Task goal »
Give again exactly the lines that run from the start of the records to the line holding "national = [35.4, 36.0, 37.9, 37.6, 41.9]", both ends counted. Do not include the pictures.

Part of a data file
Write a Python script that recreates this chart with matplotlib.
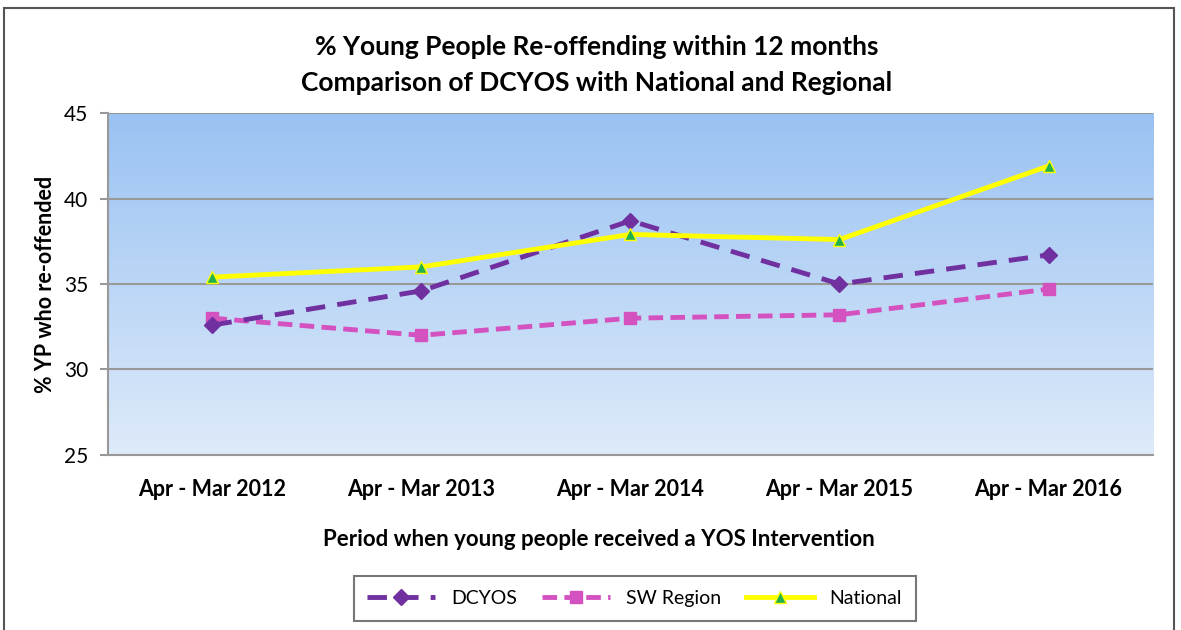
import numpy as np
import matplotlib.pyplot as plt
from matplotlib.patches import Rectangle

plt.rcParams['font.family'] = ['Lato', 'DejaVu Sans']

periods = ['Apr - Mar 2012', 'Apr - Mar 2013', 'Apr - Mar 2014',
           'Apr - Mar 2015', 'Apr - Mar 2016']
dcyos = [32.6, 34.6, 38.7, 35.0, 36.7]
sw_region = [33.0, 32.0, 33.0, 33.2, 34.7]
national = [35.4, 36.0, 37.9, 37.6, 41.9]

fig = plt.figure(figsize=(11.81, 6.30), dpi=100)
ax = fig.add_axes([0.0914, 0.2778, 0.8849, 0.5428])

x = np.arange(len(periods))

# gradient background
grad = np.linspace(0, 1, 256).reshape(-1, 1)
top = np.array([0.60, 0.76, 0.95])
bot = np.array([0.87, 0.92, 0.98])
img = top * (1 - grad[:, :, None]) + bot * grad[:, :, None]
ax.imshow(img, extent=[-0.5, 4.5, 25, 45], aspect='auto', origin='upper', zorder=0)

for yv in [30, 35, 40, 45]:
    ax.axhline(yv, color='#999999', lw=1.5, zorder=1)

ax.plot(x, dcyos, color='#7030a0', lw=3.5, dashes=(4, 2.5), marker='D',
        ms=8, label='DCYOS', zorder=4)
ax.plot(x, sw_region, color='#d452c0', lw=3.5, dashes=(3, 1.5), marker='s',
        ms=8, label='SW Region', zorder=3)
ax.plot(x, national, color='#ffff00', lw=3.5, marker='^', ms=8,
        markerfacecolor='#22b14c', markeredgecolor='#ffff00', mew=1,
        label='National', zorder=5)

ax.set_xlim(-0.5, 4.5)
ax.set_ylim(25, 45)
ax.set_yticks([25, 30, 35, 40, 45])
ax.set_xticks(x)
ax.set_xticklabels(periods, fontsize=15.5, fontweight='bold')
ax.tick_params(axis='y', labelsize=15, length=6, color='#999999', width=1.5, pad=8)
ax.tick_params(axis='x', length=0, pad=17)
for s in ['top', 'right']:
    ax.spines[s].set_visible(False)
for s in ['left', 'bottom']:
    ax.spines[s].set_color('#999999')
    ax.spines[s].set_linewidth(1.5)

ax.set_ylabel('% YP who re-offended', fontsize=15.5, fontweight='bold', labelpad=6)
ax.set_xlabel('Period when young people received a YOS Intervention',
              fontsize=16, fontweight='bold', labelpad=21)
ax.xaxis.label.set_x(0.47)

fig.text(0.505, 0.925, '% Young People Re-offending within 12 months',
         ha='center', va='center', fontsize=19, fontweight='bold')
fig.text(0.505, 0.868, 'Comparison of DCYOS with National and Regional',
         ha='center', va='center', fontsize=19, fontweight='bold')

leg = ax.legend(loc='center', bbox_to_anchor=(0.504, -0.42), ncol=3,
                fontsize=14, frameon=True, fancybox=False, edgecolor='#555555',
                handlelength=3.5, columnspacing=1.3, borderpad=0.7)
leg.get_frame().set_linewidth(1.5)

fig.patches.append(Rectangle((4 / 1181, -0.05), 1170 / 1181, 1.05 - 8 / 630,
                             transform=fig.transFigure, fill=False,
                             edgecolor='#555555', lw=1.5))

fig.savefig('out.png', dpi=100)
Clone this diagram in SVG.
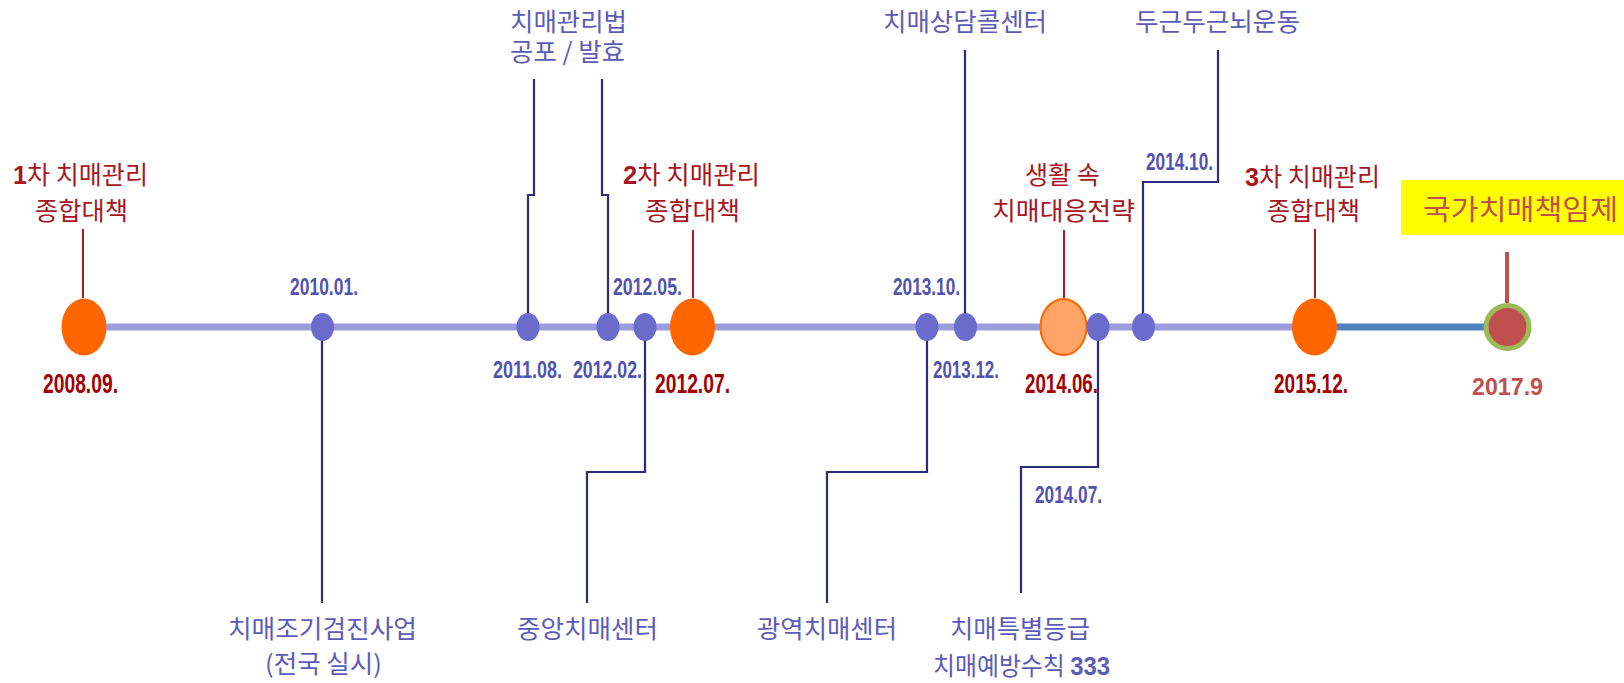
<svg xmlns="http://www.w3.org/2000/svg" width="1624" height="683" viewBox="0 0 1624 683">
<style>
.kr{font-family:"Noto Sans CJK KR","Noto Sans",sans-serif;font-size:25px}
.red{fill:#a8161e}
.blue{fill:#5c5cb8}
.num{font-family:"Liberation Sans",Arial,sans-serif;font-weight:bold}
.db{font-family:"Liberation Sans",Arial,sans-serif;font-weight:bold;font-size:24px;fill:#5252b0}
.dr{font-family:"Liberation Sans",Arial,sans-serif;font-weight:bold;font-size:27px;fill:#a30000}
.conn{fill:none;stroke:#2b2b7a;stroke-width:2.2}
.lead{fill:none;stroke:#b01c24;stroke-width:2}
.big{fill:#ff6600}
.dot{fill:#6b6bcc}
</style>
<rect width="1624" height="683" fill="#ffffff"/>
<g id="timeline">
<line x1="84" y1="327" x2="1315" y2="327" stroke="#9c9cdc" stroke-width="7"/>
<line x1="1315" y1="327" x2="1507" y2="327" stroke="#4f81bd" stroke-width="7"/>
</g>
<g id="connectors">
<path class="conn" d="M322 327 V603"/>
<path class="conn" d="M528 327 V195 H534 V79"/>
<path class="conn" d="M608 327 V195 H602 V79"/>
<path class="conn" d="M645 327 V472 H587 V603"/>
<path class="conn" d="M927 327 V472 H827 V603"/>
<path class="conn" d="M965 327 V50"/>
<path class="conn" d="M1098 327 V467 H1021 V593"/>
<path class="conn" d="M1143 327 V182 H1218 V50"/>
<path class="lead" d="M83 229 V298"/>
<path class="lead" d="M693 230 V298"/>
<path class="lead" d="M1064 230 V298"/>
<path class="lead" d="M1315 229 V298"/>
<path d="M1507 252 V303" fill="none" stroke="#c0504d" stroke-width="4"/>
</g>
<g id="n2008">
<ellipse class="big" cx="84" cy="327" rx="22.5" ry="28.5"/>
<text class="kr red" x="13" y="184" textLength="135" lengthAdjust="spacingAndGlyphs"><tspan class="num">1</tspan>차 치매관리</text>
<text class="kr red" x="35" y="220" textLength="93" lengthAdjust="spacingAndGlyphs">종합대책</text>
<text class="dr" x="43" y="393" textLength="75" lengthAdjust="spacingAndGlyphs">2008.09.</text>
</g>
<g id="n2010">
<ellipse class="dot" cx="322.5" cy="327" rx="11.5" ry="14"/>
<text class="db" x="290" y="295" textLength="68" lengthAdjust="spacingAndGlyphs">2010.01.</text>
<text class="kr blue" x="228" y="638" textLength="189" lengthAdjust="spacingAndGlyphs">치매조기검진사업</text>
<text class="kr blue" x="265" y="673" textLength="117" lengthAdjust="spacingAndGlyphs">(전국 실시)</text>
</g>
<g id="n2011">
<ellipse class="dot" cx="528" cy="327" rx="11.5" ry="14"/>
<text class="db" x="493" y="378" textLength="69" lengthAdjust="spacingAndGlyphs">2011.08.</text>
</g>
<g id="n2012-02">
<ellipse class="dot" cx="608" cy="327" rx="11.5" ry="14"/>
<text class="db" x="573" y="378" textLength="69" lengthAdjust="spacingAndGlyphs">2012.02.</text>
</g>
<g id="law">
<text class="kr blue" x="510" y="31" textLength="117" lengthAdjust="spacingAndGlyphs">치매관리법</text>
<text class="kr blue" x="510" y="61" textLength="115" lengthAdjust="spacingAndGlyphs">공포 / 발효</text>
</g>
<g id="n2012-05">
<ellipse class="dot" cx="645" cy="327" rx="11.5" ry="14"/>
<text class="db" x="613" y="295" textLength="69" lengthAdjust="spacingAndGlyphs">2012.05.</text>
<text class="kr blue" x="517" y="638" textLength="141" lengthAdjust="spacingAndGlyphs">중앙치매센터</text>
</g>
<g id="n2012-07">
<ellipse class="big" cx="692.5" cy="327" rx="22.5" ry="28.5"/>
<text class="kr red" x="623" y="184" textLength="137" lengthAdjust="spacingAndGlyphs"><tspan class="num">2</tspan>차 치매관리</text>
<text class="kr red" x="645" y="220" textLength="95" lengthAdjust="spacingAndGlyphs">종합대책</text>
<text class="dr" x="655" y="393" textLength="75" lengthAdjust="spacingAndGlyphs">2012.07.</text>
</g>
<g id="n2013-10">
<ellipse class="dot" cx="927" cy="327" rx="11.5" ry="14"/>
<text class="db" x="893" y="295" textLength="67" lengthAdjust="spacingAndGlyphs">2013.10.</text>
<text class="kr blue" x="757" y="638" textLength="140" lengthAdjust="spacingAndGlyphs">광역치매센터</text>
</g>
<g id="n2013-12">
<ellipse class="dot" cx="965.5" cy="327" rx="11.5" ry="14"/>
<text class="db" x="933" y="378" textLength="66" lengthAdjust="spacingAndGlyphs">2013.12.</text>
<text class="kr blue" x="883" y="31" textLength="164" lengthAdjust="spacingAndGlyphs">치매상담콜센터</text>
</g>
<g id="n2014-06">
<ellipse cx="1063.5" cy="327" rx="23" ry="28" fill="#ffa366" stroke="#ff6600" stroke-width="2"/>
<text class="kr red" x="1025" y="184" textLength="75" lengthAdjust="spacingAndGlyphs">생활 속</text>
<text class="kr red" x="992" y="220" textLength="143" lengthAdjust="spacingAndGlyphs">치매대응전략</text>
<text class="dr" x="1025" y="393" textLength="73" lengthAdjust="spacingAndGlyphs">2014.06.</text>
</g>
<g id="n2014-07">
<ellipse class="dot" cx="1098" cy="327" rx="11.5" ry="14"/>
<text class="db" x="1035" y="503" textLength="67" lengthAdjust="spacingAndGlyphs">2014.07.</text>
<text class="kr blue" x="950" y="638" textLength="140" lengthAdjust="spacingAndGlyphs">치매특별등급</text>
<text class="kr blue" x="933" y="675" textLength="177" lengthAdjust="spacingAndGlyphs">치매예방수칙 <tspan class="num">333</tspan></text>
</g>
<g id="n2014-10">
<ellipse class="dot" cx="1143.5" cy="327" rx="11.5" ry="14"/>
<text class="db" x="1146" y="170" textLength="67" lengthAdjust="spacingAndGlyphs">2014.10.</text>
<text class="kr blue" x="1135" y="31" textLength="165" lengthAdjust="spacingAndGlyphs">두근두근뇌운동</text>
</g>
<g id="n2015">
<ellipse class="big" cx="1314.5" cy="327" rx="22.5" ry="28.5"/>
<text class="kr red" x="1245" y="186" textLength="135" lengthAdjust="spacingAndGlyphs"><tspan class="num">3</tspan>차 치매관리</text>
<text class="kr red" x="1267" y="220" textLength="93" lengthAdjust="spacingAndGlyphs">종합대책</text>
<text class="dr" x="1274" y="393" textLength="74" lengthAdjust="spacingAndGlyphs">2015.12.</text>
</g>
<g id="n2017">
<rect x="1401" y="180" width="223" height="55" fill="#ffff00"/>
<text x="1423" y="220" font-family="Noto Sans CJK KR, sans-serif" font-size="28" fill="#c0504d" textLength="195" lengthAdjust="spacingAndGlyphs">국가치매책임제</text>
<circle cx="1507.5" cy="327" r="21.5" fill="#c0504d" stroke="#9bbb59" stroke-width="5"/>
<text x="1472" y="395" font-family="Liberation Sans, Arial, sans-serif" font-weight="bold" font-size="24" fill="#c0504d" textLength="71" lengthAdjust="spacingAndGlyphs">2017.9</text>
</g>
</svg>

Result for this exercise »
Write a Python script that recreates this chart with matplotlib.
import numpy as np
import matplotlib.pyplot as plt
from matplotlib.patches import Rectangle

plt.rcParams['font.family'] = ['Lato', 'DejaVu Sans']

periods = ['Apr - Mar 2012', 'Apr - Mar 2013', 'Apr - Mar 2014',
           'Apr - Mar 2015', 'Apr - Mar 2016']
dcyos = [32.6, 34.6, 38.7, 35.0, 36.7]
sw_region = [33.0, 32.0, 33.0, 33.2, 34.7]
national = [35.4, 36.0, 37.9, 37.6, 41.9]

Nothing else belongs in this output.